Exactly the lines from the line containing "Write the Chart.js code for this chart." through the line containing "const colors = ['#1c76e0', '#d5392b'];" are to be echoed, with both included and pictures left out.
START Excerpted data
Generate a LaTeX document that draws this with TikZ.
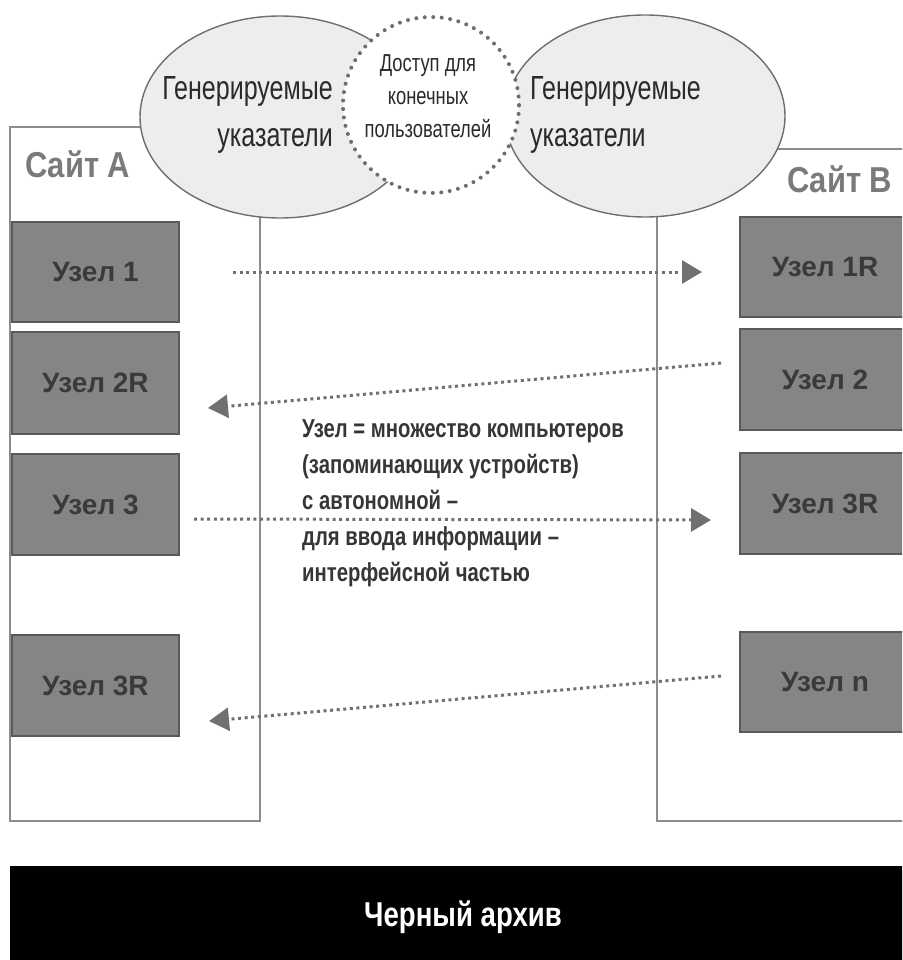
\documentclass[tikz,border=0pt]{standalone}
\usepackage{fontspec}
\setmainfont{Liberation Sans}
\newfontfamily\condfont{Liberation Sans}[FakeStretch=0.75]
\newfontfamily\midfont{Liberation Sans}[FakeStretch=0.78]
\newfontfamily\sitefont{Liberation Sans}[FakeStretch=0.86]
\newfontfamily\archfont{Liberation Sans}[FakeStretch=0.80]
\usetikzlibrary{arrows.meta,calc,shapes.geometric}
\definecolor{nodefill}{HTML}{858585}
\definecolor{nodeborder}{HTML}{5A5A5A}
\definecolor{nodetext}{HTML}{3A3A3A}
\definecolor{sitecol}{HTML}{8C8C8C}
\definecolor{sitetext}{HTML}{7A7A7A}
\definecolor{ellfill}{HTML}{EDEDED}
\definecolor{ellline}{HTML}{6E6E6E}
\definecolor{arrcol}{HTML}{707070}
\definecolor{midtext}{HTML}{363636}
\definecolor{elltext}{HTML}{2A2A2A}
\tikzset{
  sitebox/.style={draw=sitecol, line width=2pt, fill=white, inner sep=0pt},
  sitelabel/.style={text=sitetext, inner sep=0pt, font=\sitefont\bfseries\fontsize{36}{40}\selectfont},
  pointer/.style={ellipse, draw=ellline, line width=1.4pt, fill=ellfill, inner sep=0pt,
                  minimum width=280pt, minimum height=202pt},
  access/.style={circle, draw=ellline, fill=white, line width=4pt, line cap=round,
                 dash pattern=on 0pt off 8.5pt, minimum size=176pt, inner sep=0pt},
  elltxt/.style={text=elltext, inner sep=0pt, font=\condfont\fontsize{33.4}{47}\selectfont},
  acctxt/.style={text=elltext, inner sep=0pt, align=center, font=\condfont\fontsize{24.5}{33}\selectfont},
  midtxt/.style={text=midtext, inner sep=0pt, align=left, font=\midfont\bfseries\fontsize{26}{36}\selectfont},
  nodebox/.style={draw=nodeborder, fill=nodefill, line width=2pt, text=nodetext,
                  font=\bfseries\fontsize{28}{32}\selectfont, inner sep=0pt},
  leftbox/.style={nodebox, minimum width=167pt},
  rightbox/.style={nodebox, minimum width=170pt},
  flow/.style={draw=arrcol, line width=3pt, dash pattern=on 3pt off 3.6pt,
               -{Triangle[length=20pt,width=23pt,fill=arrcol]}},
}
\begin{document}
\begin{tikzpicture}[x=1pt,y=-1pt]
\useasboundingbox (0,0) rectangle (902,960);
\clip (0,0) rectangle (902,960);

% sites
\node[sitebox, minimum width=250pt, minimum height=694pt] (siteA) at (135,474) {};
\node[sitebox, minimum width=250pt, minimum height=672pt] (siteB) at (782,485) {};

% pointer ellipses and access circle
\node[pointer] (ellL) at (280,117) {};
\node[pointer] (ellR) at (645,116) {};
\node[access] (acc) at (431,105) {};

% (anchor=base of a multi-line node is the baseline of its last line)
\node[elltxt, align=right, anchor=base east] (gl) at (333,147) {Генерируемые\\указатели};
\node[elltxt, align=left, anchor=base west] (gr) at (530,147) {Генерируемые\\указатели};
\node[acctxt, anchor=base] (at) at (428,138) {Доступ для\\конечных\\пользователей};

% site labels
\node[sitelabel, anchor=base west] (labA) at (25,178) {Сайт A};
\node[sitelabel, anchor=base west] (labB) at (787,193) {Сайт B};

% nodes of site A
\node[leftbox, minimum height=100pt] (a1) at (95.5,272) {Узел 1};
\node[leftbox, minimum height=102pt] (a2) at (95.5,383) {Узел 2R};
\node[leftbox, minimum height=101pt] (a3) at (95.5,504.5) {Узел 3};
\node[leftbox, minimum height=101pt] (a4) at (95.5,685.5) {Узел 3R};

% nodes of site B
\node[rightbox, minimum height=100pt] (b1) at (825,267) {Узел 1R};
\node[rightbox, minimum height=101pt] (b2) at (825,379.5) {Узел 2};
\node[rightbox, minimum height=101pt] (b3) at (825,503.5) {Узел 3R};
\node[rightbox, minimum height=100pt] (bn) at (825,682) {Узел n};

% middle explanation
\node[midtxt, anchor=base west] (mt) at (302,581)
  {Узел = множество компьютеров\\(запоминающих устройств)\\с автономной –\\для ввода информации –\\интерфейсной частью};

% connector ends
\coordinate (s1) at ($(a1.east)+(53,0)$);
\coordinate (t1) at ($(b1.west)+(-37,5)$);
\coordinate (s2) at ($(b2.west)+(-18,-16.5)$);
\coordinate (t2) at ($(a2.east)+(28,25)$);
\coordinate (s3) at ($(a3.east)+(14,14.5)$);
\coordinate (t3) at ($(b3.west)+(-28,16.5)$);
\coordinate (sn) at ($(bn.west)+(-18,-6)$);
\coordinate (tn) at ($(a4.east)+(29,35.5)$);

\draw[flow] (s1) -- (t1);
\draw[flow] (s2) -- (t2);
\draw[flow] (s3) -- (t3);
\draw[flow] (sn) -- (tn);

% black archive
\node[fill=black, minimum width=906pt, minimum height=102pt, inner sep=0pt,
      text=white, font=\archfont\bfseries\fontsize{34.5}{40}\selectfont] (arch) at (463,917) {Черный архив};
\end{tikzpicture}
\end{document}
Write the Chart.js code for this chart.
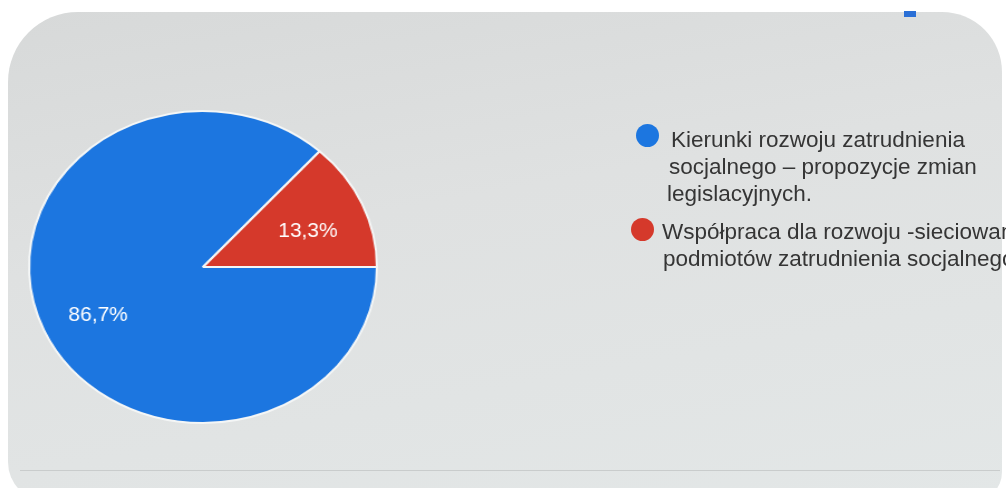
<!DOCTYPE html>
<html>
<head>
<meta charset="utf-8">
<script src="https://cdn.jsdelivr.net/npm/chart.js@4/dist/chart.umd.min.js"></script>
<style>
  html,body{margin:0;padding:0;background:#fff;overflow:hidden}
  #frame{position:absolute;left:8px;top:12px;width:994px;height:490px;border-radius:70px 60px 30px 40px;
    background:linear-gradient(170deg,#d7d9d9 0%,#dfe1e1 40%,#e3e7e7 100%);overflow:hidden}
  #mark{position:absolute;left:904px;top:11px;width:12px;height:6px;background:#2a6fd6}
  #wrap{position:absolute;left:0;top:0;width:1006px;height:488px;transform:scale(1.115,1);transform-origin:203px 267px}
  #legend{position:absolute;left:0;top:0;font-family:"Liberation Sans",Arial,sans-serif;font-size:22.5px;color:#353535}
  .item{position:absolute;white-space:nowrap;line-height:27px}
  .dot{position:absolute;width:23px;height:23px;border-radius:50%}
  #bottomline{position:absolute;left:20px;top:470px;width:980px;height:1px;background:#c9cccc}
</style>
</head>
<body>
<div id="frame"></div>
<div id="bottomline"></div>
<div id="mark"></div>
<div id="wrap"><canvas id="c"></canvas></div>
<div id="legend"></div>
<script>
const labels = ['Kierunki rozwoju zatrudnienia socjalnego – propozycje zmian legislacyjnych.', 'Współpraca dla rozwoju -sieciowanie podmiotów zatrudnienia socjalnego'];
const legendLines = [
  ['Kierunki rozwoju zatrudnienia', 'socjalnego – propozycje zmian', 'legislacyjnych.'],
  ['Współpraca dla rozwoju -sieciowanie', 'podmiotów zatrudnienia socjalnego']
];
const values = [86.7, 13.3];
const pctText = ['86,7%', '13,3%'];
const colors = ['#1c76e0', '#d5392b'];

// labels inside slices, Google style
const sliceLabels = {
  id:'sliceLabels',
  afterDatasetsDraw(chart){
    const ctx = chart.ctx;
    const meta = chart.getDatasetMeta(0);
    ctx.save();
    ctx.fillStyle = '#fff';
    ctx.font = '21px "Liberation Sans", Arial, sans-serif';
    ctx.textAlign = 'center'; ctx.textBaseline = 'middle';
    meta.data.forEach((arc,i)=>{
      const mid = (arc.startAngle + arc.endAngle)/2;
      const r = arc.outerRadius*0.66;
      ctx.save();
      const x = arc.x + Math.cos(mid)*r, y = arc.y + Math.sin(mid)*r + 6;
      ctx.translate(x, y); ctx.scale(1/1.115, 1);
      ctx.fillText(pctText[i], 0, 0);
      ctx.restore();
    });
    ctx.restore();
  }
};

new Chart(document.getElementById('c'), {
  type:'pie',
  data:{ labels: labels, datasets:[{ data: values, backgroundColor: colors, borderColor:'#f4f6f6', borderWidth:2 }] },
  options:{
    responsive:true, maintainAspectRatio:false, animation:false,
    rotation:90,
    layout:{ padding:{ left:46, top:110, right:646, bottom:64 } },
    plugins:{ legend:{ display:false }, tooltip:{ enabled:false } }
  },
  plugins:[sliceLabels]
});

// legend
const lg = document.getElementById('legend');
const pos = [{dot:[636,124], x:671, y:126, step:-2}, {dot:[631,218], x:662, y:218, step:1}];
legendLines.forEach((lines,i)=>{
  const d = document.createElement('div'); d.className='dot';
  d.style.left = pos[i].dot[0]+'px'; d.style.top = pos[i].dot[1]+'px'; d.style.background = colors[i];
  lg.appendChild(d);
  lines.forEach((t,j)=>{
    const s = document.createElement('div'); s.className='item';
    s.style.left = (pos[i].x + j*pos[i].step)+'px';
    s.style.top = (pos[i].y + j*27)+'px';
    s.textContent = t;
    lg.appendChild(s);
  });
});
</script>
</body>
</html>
END Excerpted data
> [Written answer]
Write the Chart.js code for this chart.
<!DOCTYPE html>
<html>
<head>
<meta charset="utf-8">
<script src="https://cdn.jsdelivr.net/npm/chart.js@4/dist/chart.umd.min.js"></script>
<style>
  html,body{margin:0;padding:0;background:#fff;overflow:hidden}
  #frame{position:absolute;left:8px;top:12px;width:994px;height:490px;border-radius:70px 60px 30px 40px;
    background:linear-gradient(170deg,#d7d9d9 0%,#dfe1e1 40%,#e3e7e7 100%);overflow:hidden}
  #mark{position:absolute;left:904px;top:11px;width:12px;height:6px;background:#2a6fd6}
  #wrap{position:absolute;left:0;top:0;width:1006px;height:488px;transform:scale(1.115,1);transform-origin:203px 267px}
  #legend{position:absolute;left:0;top:0;font-family:"Liberation Sans",Arial,sans-serif;font-size:22.5px;color:#353535}
  .item{position:absolute;white-space:nowrap;line-height:27px}
  .dot{position:absolute;width:23px;height:23px;border-radius:50%}
  #bottomline{position:absolute;left:20px;top:470px;width:980px;height:1px;background:#c9cccc}
</style>
</head>
<body>
<div id="frame"></div>
<div id="bottomline"></div>
<div id="mark"></div>
<div id="wrap"><canvas id="c"></canvas></div>
<div id="legend"></div>
<script>
const labels = ['Kierunki rozwoju zatrudnienia socjalnego – propozycje zmian legislacyjnych.', 'Współpraca dla rozwoju -sieciowanie podmiotów zatrudnienia socjalnego'];
const legendLines = [
  ['Kierunki rozwoju zatrudnienia', 'socjalnego – propozycje zmian', 'legislacyjnych.'],
  ['Współpraca dla rozwoju -sieciowanie', 'podmiotów zatrudnienia socjalnego']
];
const values = [86.7, 13.3];
const pctText = ['86,7%', '13,3%'];
const colors = ['#1c76e0', '#d5392b'];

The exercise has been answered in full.